Though she wasn’t there in person, Pollock explains that the part of the appeal to students who submit their art is the opportunity to catch the eye of an experienced artist like Piehl, who chose 29 out of the 172 total submissions displayed at the Exhibition.
“We always bring in a juror from outside Harper. It’s an art professional, it could be a professor at a university, it could be a gallery owner, or somebody who has a full time profession in the art world,” Pollock said. “The juror is selected by us more specifically by Jason Peot who runs the gallery currently. Often we use a prior visiting artist who has come to the school to put on an exhibition and critique students work and have some interaction with students. And this was usually the case and this was the case this time.”
For the finalists, the juror typically picks two awards, while faculty members pick about three or four other students. Submissions are open to all students, both art majors and non-art majors. The rules for work submitted is that the piece must have been created when the artist was a student in high school or college, and that students can submit up to three pieces in total.
Each winner gets a cash award as a prize. Pollock believes they’re really fortunate to be able to get prizes like these and that they have very strong support in the larger community around Harper.

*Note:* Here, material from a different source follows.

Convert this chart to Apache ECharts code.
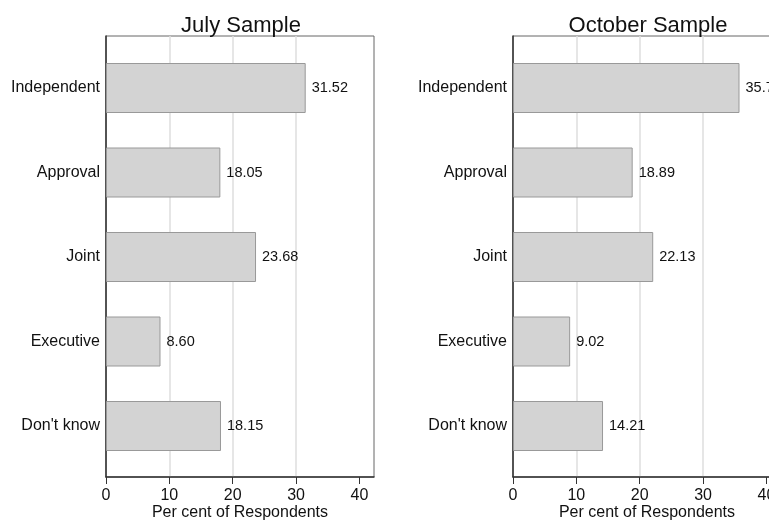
<!DOCTYPE html>
<html>
<head>
<meta charset="utf-8">
<script src="https://cdn.jsdelivr.net/npm/echarts@6/dist/echarts.min.js"></script>
<style>
html,body{margin:0;padding:0;background:#fff;}
#chart{width:769px;height:520px;}
</style>
</head>
<body>
<div id="chart"></div>
<script>
var categories = ['Independent', 'Approval', 'Joint', 'Executive', "Don't know"];
var julyValues = [31.52, 18.05, 23.68, 8.60, 18.15];
var octoberValues = [35.75, 18.89, 22.13, 9.02, 14.21];
var panelTitles = ['July Sample', 'October Sample'];
var xTickValues = [0, 10, 20, 30, 40];
var xAxisName = 'Per cent of Respondents';

var FONT = '"Liberation Sans", Arial, sans-serif';
var XMAX = 42.3;
var panels = [
  {left: 106, values: julyValues, title: panelTitles[0], cx: 236},
  {left: 513, values: octoberValues, title: panelTitles[1], cx: 643}
];

var grids = [], xAxes = [], yAxes = [], series = [], titles = [];
panels.forEach(function (p, i) {
  var fi = i * 2, bi = i * 2 + 1;
  grids.push({left: p.left, width: 268, top: 36, height: 441, show: true,
    borderColor: '#666', borderWidth: 1, backgroundColor: '#fff',
    containLabel: false, outerBoundsMode: 'none'});
  grids.push({left: p.left, width: 268, top: 45.75, height: 422.5,
    containLabel: false, outerBoundsMode: 'none'});
  xAxes.push({type: 'value', gridIndex: fi, min: 0, max: XMAX, interval: 10,
    name: xAxisName, nameLocation: 'middle', nameGap: 28, nameMoveOverlap: false,
    nameTextStyle: {fontFamily: FONT, fontSize: 16, color: '#111'},
    axisLine: {show: true, lineStyle: {color: '#333', width: 1.5}},
    axisTick: {show: true, length: 7, lineStyle: {color: '#333'}, customValues: xTickValues},
    axisLabel: {fontFamily: FONT, fontSize: 16, color: '#111', margin: 11, customValues: xTickValues},
    splitLine: {show: true, showMinLine: false, showMaxLine: false, lineStyle: {color: '#dedede', width: 1.5}}
  });
  xAxes.push({type: 'value', gridIndex: bi, min: 0, max: XMAX, show: false});
  yAxes.push({type: 'value', gridIndex: fi, min: 0, max: 1,
    axisLine: {show: true, lineStyle: {color: '#333', width: 1.5}},
    axisTick: {show: false}, axisLabel: {show: false}, splitLine: {show: false}});
  yAxes.push({type: 'category', gridIndex: bi, data: categories, inverse: true,
    axisLine: {show: false}, axisTick: {show: false},
    axisLabel: {fontFamily: FONT, fontSize: 16, color: '#111', margin: 6}});
  series.push({type: 'bar', xAxisIndex: bi, yAxisIndex: bi, data: p.values, barWidth: 50,
    itemStyle: {color: '#d3d3d3', borderColor: '#999', borderWidth: 1},
    label: {show: true, position: 'right', distance: 6, fontFamily: FONT, fontSize: 14.5, color: '#111',
      formatter: function (d) { return d.value.toFixed(2); }},
    silent: true, animation: false});
  titles.push({text: p.title, left: p.cx, top: 10, textAlign: 'center',
    textStyle: {fontFamily: FONT, fontSize: 22, fontWeight: 'normal', color: '#111'}});
});

var chart = echarts.init(document.getElementById('chart'), null, {renderer: 'canvas'});
chart.setOption({
  animation: false,
  backgroundColor: '#fff',
  title: titles,
  grid: grids,
  xAxis: xAxes,
  yAxis: yAxes,
  series: series
});
</script>
</body>
</html>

Cat Reddington, 22, has an associate’s degree in fine arts through Harper College, and had been taking a couple classes for fun at Harper College. Next thing he knew, he found himself submitting a piece for the art exhibition and was one of the two students the juror had chosen.
“I’m insanely thrilled! I was very happy,” Reddington said with a big smile. “I was very nervous about submitting a piece because, I don’t know: I have a lot of social anxiety.”
It was his first time doing an exhibition, and according to him the results were a complete shock. It had taken him just a little under nine hours to create the piece that would eventually win first place, but just like everyone else he has his own struggles within the process: artist’s block!
“I tend to fall into art block a lot. Last year was awful. I couldn’t make any pieces at all: like I would have one thing that I wanted to work on and I would work
on it for like an hour one day and then not at all for months, which was really bad,” Reddington said. “So starting this year I got back into it, obviously – I’m taking classes and that helped me a lot, and I realized that traditional [art] can help make sketches a lot easier.”
His usual process is to force himself to draw everyday or otherwise he feels as though his skills will get rusty. However, although asking for advice does give him some degree of anxiety, he also tries to get as much feedback as he can from peers, professors or parents.
When he thought about his long term goals he laughed and smiled then said, “I’d love to make a couple comic books. I’m not there yet, but I will get there!” His overall inspiration comes from manga, which is a huge part of his life as well as American cartoons — but it was taking classes at Harper that helped him do projects that he never thought to do on his own.